Nicholas Patrick Quigley
Educator, Musician, and Expressive Arts Practitioner in Fall River, MA
Nicholas Patrick Quigley (he/they) is a compassionate, inquisitive educator, creative musician, and expressive arts practitioner. Their radically inclusive instruction and project-based curriculum empowers students to write and produce original music stemming from themes of identity and culture. Quigley’s varied, but dedicated service throughout their career has included founding an alternative high school’s modern band, creating a trauma-responsive music group for elementary students, forming a middle school guitar/ukulele program, co-coordinating state-wide music education festivals for contemporary musics, facilitating a high school expressive arts club, leading beginning band classes, conducting elementary choirs and beginner–intermediate string ensembles, and organizing educators for equitable schooling policies.

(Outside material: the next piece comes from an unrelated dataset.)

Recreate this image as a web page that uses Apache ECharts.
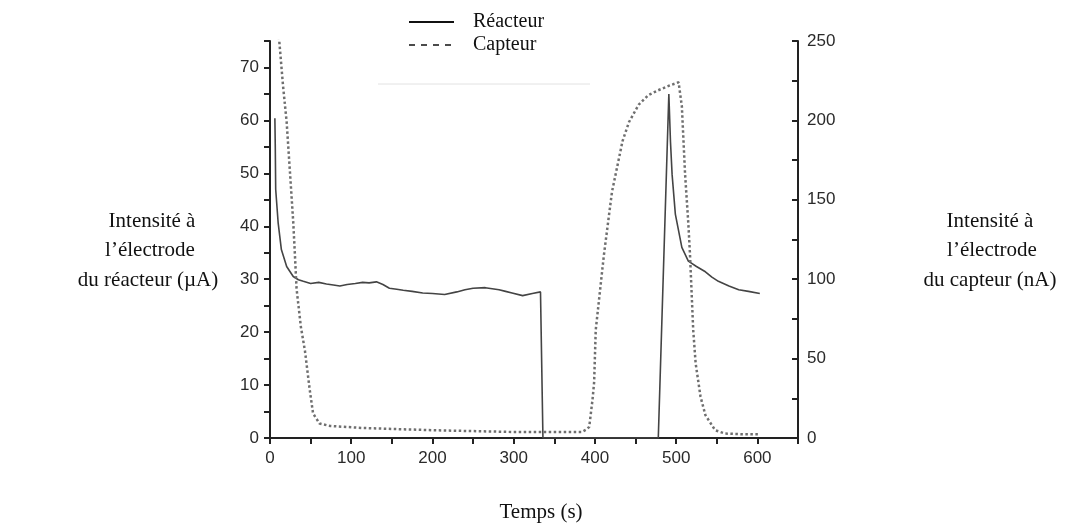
<!DOCTYPE html>
<html>
<head>
<meta charset="utf-8">
<script src="https://cdn.jsdelivr.net/npm/echarts@6/dist/echarts.min.js"></script>
<style>
  html, body { margin: 0; padding: 0; background: #fff; }
  #chart { width: 1068px; height: 523px; }
</style>
</head>
<body>
<div id="chart"></div>
<script>
// Réacteur (µA, axe gauche) : [temps s, intensité]
var reacteur_data = [
    [6, 60.4], [6.5, 55], [7, 47], [10, 40.7], [14, 35.6], [20.5, 32.4], [28.6, 30.5],
    [35, 29.9], [41, 29.6], [50, 29.2], [60, 29.4], [69.5, 29.1], [78, 28.9], [86, 28.7],
    [95, 29.0], [105, 29.2], [114, 29.4], [122, 29.3], [131, 29.5], [139, 29.0], [147, 28.3],
    [156, 28.1], [164, 27.9], [175, 27.7], [188, 27.4], [200, 27.3], [215, 27.1], [230, 27.6],
    [240, 28.0], [250, 28.3], [265, 28.4], [282, 28.0], [290, 27.7], [298, 27.4], [311, 26.9],
    [323, 27.3], [333, 27.6], [335, 27.5], [336, 0], [478, 0], [491, 65], [493, 56],
    [495, 49.8], [499, 42.3], [507, 36], [515, 33.4], [525, 32.4], [536, 31.4], [544, 30.4],
    [552, 29.6], [565, 28.7], [577, 28.0], [589, 27.7], [603, 27.3]
];
// Capteur (nA, axe droit) : [temps s, intensité]
var capteur_data = [
    [8, 262], [11.4, 250], [16, 222], [20.5, 199], [24.5, 168], [28.6, 136], [30.7, 115],
    [32.7, 94], [38, 70], [43, 55], [49, 30], [53, 15.5], [61, 9.1], [74, 7.6], [114, 6.3],
    [200, 4.9], [299, 3.8], [384, 3.8], [390, 5.5], [393, 7], [397, 24], [399, 35],
    [401, 68], [411, 115], [421, 155], [434, 187], [442, 199], [454, 210], [466, 216],
    [478, 219], [492, 222], [503, 224], [507, 209], [511, 166], [515, 135], [517, 116],
    [521, 68], [524, 47], [530, 26], [536, 14.4], [548, 4.9], [560, 2.8], [580, 2.4], [603, 2.3]
];
var legend_names = ['Réacteur', 'Capteur'];

var chart = echarts.init(document.getElementById('chart'));
var serif = 'Liberation Serif';
var sans = 'Liberation Sans';
var axis_color = '#222';
var label_font = '21px ' + serif;

function side_text(x, y, txt) {
    return { type: 'text', x: x, y: y, style: { text: txt, font: label_font, fill: '#111', textAlign: 'center', textVerticalAlign: 'middle' } };
}

var option = {
    animation: false,
    backgroundColor: '#fff',
    grid: { left: 270, right: 270, top: 41, bottom: 85 },
    legend: {
        orient: 'vertical',
        left: 403,
        top: 7,
        itemWidth: 45,
        itemHeight: 14,
        itemGap: 3,
        itemStyle: { opacity: 0 },
        textStyle: { fontFamily: serif, fontSize: 20, color: '#111', padding: [0, 0, 0, 14] },
        data: [
            { name: legend_names[0], itemStyle: { opacity: 0 }, lineStyle: { color: '#111', width: 2, type: 'solid' } },
            { name: legend_names[1], itemStyle: { opacity: 0 }, lineStyle: { color: '#111', width: 1.5, type: [6, 6] } }
        ]
    },
    xAxis: {
        type: 'value',
        min: 0, max: 650, interval: 50,
        splitLine: { show: false },
        axisLine: { lineStyle: { color: axis_color, width: 2 } },
        axisTick: { length: 6, lineStyle: { color: axis_color, width: 2 } },
        axisLabel: {
            margin: 12, fontFamily: sans, fontSize: 17, color: '#2a2a2a',
            formatter: function (v) { return (v % 100 === 0 && v <= 600) ? v : ''; }
        }
    },
    yAxis: [
        {
            type: 'value',
            min: 0, max: 75, interval: 5,
            splitLine: { show: false },
            axisLine: { show: true, lineStyle: { color: axis_color, width: 2 } },
            axisTick: { show: true, length: 6, lineStyle: { color: axis_color, width: 2 } },
            axisLabel: {
                margin: 11, fontFamily: sans, fontSize: 17, color: '#2a2a2a',
                formatter: function (v) { return v % 10 === 0 && v <= 70 ? v : ''; }
            }
        },
        {
            type: 'value',
            position: 'right',
            min: 0, max: 250, interval: 25,
            splitLine: { show: false },
            axisLine: { show: true, lineStyle: { color: axis_color, width: 2 } },
            axisTick: { show: true, inside: true, length: 6, lineStyle: { color: axis_color, width: 2 } },
            axisLabel: {
                margin: 9, fontFamily: sans, fontSize: 17, color: '#2a2a2a',
                formatter: function (v) { return v % 50 === 0 ? v : ''; }
            }
        }
    ],
    series: [
        {
            name: legend_names[0],
            type: 'line',
            yAxisIndex: 0,
            symbol: 'none',
            lineStyle: { color: '#444', width: 1.6 },
            itemStyle: { color: '#444' },
            data: reacteur_data
        },
        {
            name: legend_names[1],
            type: 'line',
            yAxisIndex: 1,
            symbol: 'none',
            lineStyle: { color: '#6f6f6f', width: 2.5, type: [2.5, 2.5] },
            itemStyle: { color: '#6f6f6f' },
            data: capteur_data
        }
    ],
    graphic: [
        { type: 'line', shape: { x1: 378, y1: 84, x2: 590, y2: 84 }, style: { stroke: '#e2e2e2', lineWidth: 1 } },
        side_text(152, 221, 'Intensité à'),
        side_text(150, 250, 'l\u2019électrode'),
        side_text(148, 280, 'du réacteur (µA)'),
        side_text(990, 221, 'Intensité à'),
        side_text(992, 250, 'l\u2019électrode'),
        side_text(990, 280, 'du capteur (nA)'),
        side_text(541, 512, 'Temps (s)')
    ]
};
chart.setOption(option);
</script>
</body>
</html>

As an artist, Quigley started writing songs in high school and exploring meditative improvisation early in university. Their discography now spans a diverse array of acoustic, electronic, generative, soundscape, ambient, and alternative musics. Inspired by integrative and avant-garde approaches, Quigley has studied in creative workshops with Brian Eno, Laraaji, Meredith Monk, and the Center for Deep Listening at Rensselaer. With a particular interest in composing to develop ecological consciousness, Quigley earned a certificate in Ecopsychology from the Pacifica Graduate Institute. Their body of work includes themes of climate change and terrapsychology, neurodiversity, contemporary global political issues, and the worlds of dreams.
Quigley has presented at research- and practice-oriented conferences, and published in the Journal of Popular Music Education, Impact: The Journal of the Center for Interdisciplinary Teaching and Learning, Teaching Music, and the Massachusetts Music Educators Journal. In their scholarship, they have focused on the educational backgrounds of DIY musicians, applying eco-literate and eco-conscious pedagogy and philosophy in praxis, and integrating intermodal expressive arts in formal music learning environments.